I know of no Atheists who make such a positive claim providing evidence - only the negative claim touting a lack of evidence…
Then atheism is invalid. It’s just over-stated agnosticism.
This is easy, if someone made the positive claim that I stole their car, the judicial system in my country demands some evidence, as would myself and my lawyer who I would be paying to make the corresponding negative claim that I in fact did not seal the car, citing the lack of evidence.
Except that, using your judicial analogy, a finding of “not guilty”
doesn’t mean the person didn’t do it.
In your hypo, Person #1 comes in and claims Person #2 stole their car. Person #1 can’t prove it. Does that mean Person #2 is innocent? Absolutely not. The mere fact that Person #1 is alleging they did it is suggestive of guilty, although it nowhere near proves it. It may be that Person #1 simply has no way of proving it. So even under your own hypo, it’s an argument for (at most) agnosticism in the face of a lack of evidence, not atheism. If Person #1 can’t find the keys proving it was his car, it doesn’t automatically disprove his story. That would be drawing a conclusion completely unfounded on the evidence.
So the most that could be said, even if theism had no evidence proving it (which it does), is that there isn’t enough evidence to assume the existence of God. NOT that there is no God.
Now in that case, it would help to have some evidence to the contrary such as an alibi during the time in question, but it seems to be God’s way to keep himself just beyond the scope of empirical evidence and in the scope of Faith, afterall, “that’s what the ancients were commended for” Heb 11…
I answered this above. There are a number of proofs for the existence of God which are pretty compelling to me. What I find is that people who don’t believe in God assign faulty attributes to Him, and expect Him to work according to their own whims – that is, if God doesn’t appear like a genie when I call on Him, He must not be real.
Likewise, they argue against God on the basis of naturalism and an atheistic perversion of materialism. In fact, even these things support the existence of God. The fact that there is order in the universe means that it **cannot **have been created randomly. I don’t mean, here, the appearance of order – I mean actual order. For example, there’s a universal constant; there are the four fundamental forces (gravity, strong force, weak force, electromagnetism), and they operate the same way all the time; physics don’t suddenly stop changing on the atomic level; solids are always solids, etc. Science is built on the back of the order of the universe. If the universe weren’t orderly, it would mean you could never repeat an experiment, which means there’d be no way of acquiring any sort of meaningful empirical data.

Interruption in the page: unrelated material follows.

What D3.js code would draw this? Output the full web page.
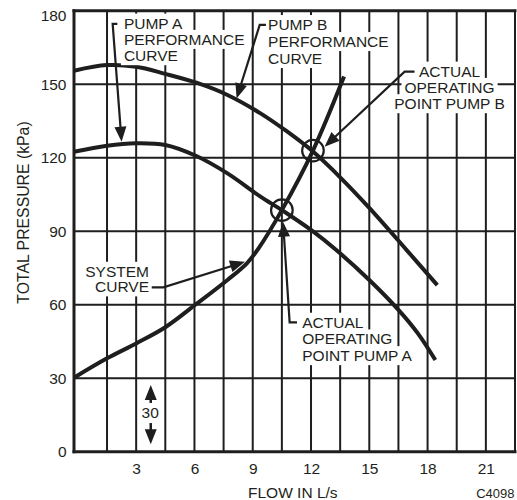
<!DOCTYPE html>
<html><head><meta charset="utf-8">
<script src="https://cdn.jsdelivr.net/npm/d3@7"></script>
<style>
body{margin:0;background:#fff}
svg{display:block}
text{font-family:"Liberation Sans",Arial,Helvetica,sans-serif;fill:#231f20}
</style>
</head><body>
<svg id="chart" width="517" height="500"></svg>
<script>
// ---- data ----
const flowTicks = [3, 6, 9, 12, 15, 18, 21];
const pressureTicks = [0, 30, 60, 90, 120, 150, 180];

const pumpAFlow     = [-0.2, 1.5, 3.0, 4.5, 6.1, 7.7, 9.4, 10.5, 12.0, 13.3, 15.0, 16.5, 17.5, 18.4];
const pumpAPressure = [122.4, 124.9, 125.9, 125.2, 120.7, 113.6, 104.1, 98.6, 90.5, 82.3, 70.1, 57.9, 48.3, 37.4];

const pumpBFlow     = [-0.2, 1.5, 3.0, 4.5, 6.1, 7.7, 9.4, 10.8, 12.1, 13.5, 15.0, 16.9, 18.5];
const pumpBPressure = [155.5, 157.8, 157.1, 154.2, 150.6, 145.6, 138.1, 130.5, 122.5, 112.0, 99.5, 82.5, 68.0];

const systemFlow     = [-0.2, 1.5, 3.0, 4.5, 6.1, 7.7, 8.7, 9.3, 10.5, 12.1, 13.7];
const systemPressure = [30.2, 38.1, 44.2, 50.8, 60.3, 70.1, 76.9, 83.0, 98.6, 122.9, 153.1];

const opFlow     = [10.5, 12.1];
const opPressure = [98.6, 122.9];

// ---- setup ----
const svg = d3.select("#chart");
const x = d3.scaleLinear().domain([-0.2, 22.5]).range([74, 515]);
const y = d3.scaleLinear().domain([0, 180]).range([451.7, 10.7]);
const ink = "#1e1e1e";

// grid
const gridFlow = d3.range(1.5, 22, 1.5);
svg.append("g").selectAll("line").data(gridFlow).join("line")
  .attr("x1", d => x(d)).attr("x2", d => x(d))
  .attr("y1", y(0)).attr("y2", y(180))
  .attr("stroke", ink).attr("stroke-width", 2);
svg.append("g").selectAll("line").data(pressureTicks.filter(d => d > 0 && d < 180)).join("line")
  .attr("x1", x(-0.2)).attr("x2", x(22.5))
  .attr("y1", d => y(d)).attr("y2", d => y(d))
  .attr("stroke", ink).attr("stroke-width", 2);

// frame
const frame = svg.append("g").attr("stroke", ink).attr("stroke-linecap", "square");
frame.append("line").attr("x1", x(-0.2)).attr("x2", x(22.5)).attr("y1", y(180)).attr("y2", y(180)).attr("stroke-width", 3);
frame.append("line").attr("x1", x(-0.2)).attr("x2", x(22.5)).attr("y1", y(0)).attr("y2", y(0)).attr("stroke-width", 3);
frame.append("line").attr("x1", x(-0.2)).attr("x2", x(-0.2)).attr("y1", y(0)).attr("y2", y(180)).attr("stroke-width", 3);
frame.append("line").attr("x1", x(22.5)).attr("x2", x(22.5)).attr("y1", y(0)).attr("y2", y(180)).attr("stroke-width", 2);

// axes labels
const yAxis = svg.append("g").attr("transform", `translate(${x(-0.2)},0)`)
  .call(d3.axisLeft(y).tickValues(pressureTicks).tickSize(0).tickPadding(7.5));
yAxis.select(".domain").remove();
yAxis.selectAll("text").attr("font-size", 15.5).attr("font-family", null).attr("fill", "#231f20")
  .attr("dy", d => d === 180 ? "0.62em" : "0.34em");

const xAxis = svg.append("g").attr("transform", `translate(0,${y(0)})`)
  .call(d3.axisBottom(x).tickValues(flowTicks).tickSize(0).tickPadding(11));
xAxis.select(".domain").remove();
xAxis.selectAll("text").attr("font-size", 15.5).attr("font-family", null).attr("fill", "#231f20");

svg.append("text").attr("x", 292.8).attr("y", 497.5).attr("text-anchor", "middle")
  .attr("font-size", 15.5).text("FLOW IN L/s");
svg.append("text").attr("x", 514.5).attr("y", 497.5).attr("text-anchor", "end")
  .attr("font-size", 13).text("C4098");
svg.append("text").attr("transform", "translate(28.5,212.5) rotate(-90)").attr("text-anchor", "middle")
  .attr("font-size", 15.8).text("TOTAL PRESSURE (kPa)");

// labels with white backing
function label(lines, fx, fp, lh, anchor) {
  const g = svg.append("g");
  const texts = lines.map((t, i) => g.append("text")
    .attr("x", x(fx)).attr("y", y(fp) + i * lh)
    .attr("text-anchor", anchor).attr("font-size", 15.5).text(t));
  texts.forEach(t => {
    const b = t.node().getBBox();
    g.insert("rect", "text").attr("x", b.x - 3).attr("y", b.y - 1)
      .attr("width", b.width + 6).attr("height", b.height + 2).attr("fill", "#fff");
  });
  return g;
}

// curves
const line = d3.line().x(d => x(d[0])).y(d => y(d[1])).curve(d3.curveCatmullRom.alpha(0.5));
const series = [
  d3.zip(pumpAFlow, pumpAPressure),
  d3.zip(pumpBFlow, pumpBPressure),
  d3.zip(systemFlow, systemPressure)
];
svg.append("g").selectAll("path").data(series).join("path")
  .attr("d", line).attr("fill", "none").attr("stroke", ink)
  .attr("stroke-width", 4).attr("stroke-linecap", "butt");

label(["PUMP A", "PERFORMANCE", "CURVE"], 2.37, 172.7, 16.3, "start");
label(["PUMP B", "PERFORMANCE", "CURVE"], 9.79, 172.1, 17, "start");
label(["ACTUAL", "OPERATING", "POINT PUMP B"], 19.13, 153.1, 16.3, "middle");
label(["ACTUAL", "OPERATING", "POINT PUMP A"], 11.55, 50.6, 16.7, "start");
label(["SYSTEM", "CURVE"], 3.66, 71.4, 15.6, "end");

// operating point circles
svg.append("g").selectAll("circle").data(d3.zip(opFlow, opPressure)).join("circle")
  .attr("cx", d => x(d[0])).attr("cy", d => y(d[1])).attr("r", 10.8)
  .attr("fill", "none").attr("stroke", ink).attr("stroke-width", 2.2);

// leaders with arrowheads
function leader(pts, w) {
  const P = pts.map(p => [x(p[0]), y(p[1])]);
  const tip = P[P.length - 1], prev = P[P.length - 2];
  const dx = tip[0] - prev[0], dy = tip[1] - prev[1];
  const L = Math.hypot(dx, dy), ux = dx / L, uy = dy / L;
  const len = 15, hw = 6;
  const base = [tip[0] - ux * len, tip[1] - uy * len];
  const body = P.slice(0, -1).concat([[tip[0] - ux * (len - 2), tip[1] - uy * (len - 2)]]);
  svg.append("path").attr("d", d3.line()(body)).attr("fill", "none")
    .attr("stroke", ink).attr("stroke-width", w || 2.2).attr("stroke-linejoin", "miter");
  svg.append("path").attr("d", d3.line()([tip,
      [base[0] - uy * hw, base[1] + ux * hw],
      [base[0] + uy * hw, base[1] - ux * hw]]) + "Z")
    .attr("fill", ink);
}
leader([[2.03, 174.6], [1.79, 174.6], [2.25, 126.5]]);
leader([[9.68, 174.2], [9.36, 174.2], [8.17, 144.2]]);
leader([[17.33, 155.1], [16.82, 155.1], [12.70, 124.5]]);
leader([[11.28, 52.8], [10.90, 52.8], [10.56, 93.9]]);
leader([[3.80, 67.1], [4.40, 67.1], [8.60, 77.5]]);

// "30" scale marker
leader([[3.75, 19.9], [3.75, 27.2]], 2.5);
leader([[3.75, 11.7], [3.75, 3.0]], 2.5);
svg.append("text").attr("x", x(3.72)).attr("y", y(13.6)).attr("text-anchor", "middle")
  .attr("font-size", 15.5).text("30");
</script>
</body></html>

So empiricism, and the related notions of naturalism and materialism, are all built upon the idea that there is a stable “it” out there. It may be moving, but it’s moving according to solid mathematical laws, not randomly. All of this **requires **a Empiricism relies on Math to be true. But Math isn’t material – it’s immaterial. It’s not as if the Big Bang produced “2 plus 2 = 4.” And yet, 2 plus 2 is always and everywhere 4, never 5. That’s only because a Stable Being created the universe. This stability isn’t an intrinsic quality the universe should possess, but it does, and if it didn’t, we wouldn’t even be able to have this conversation.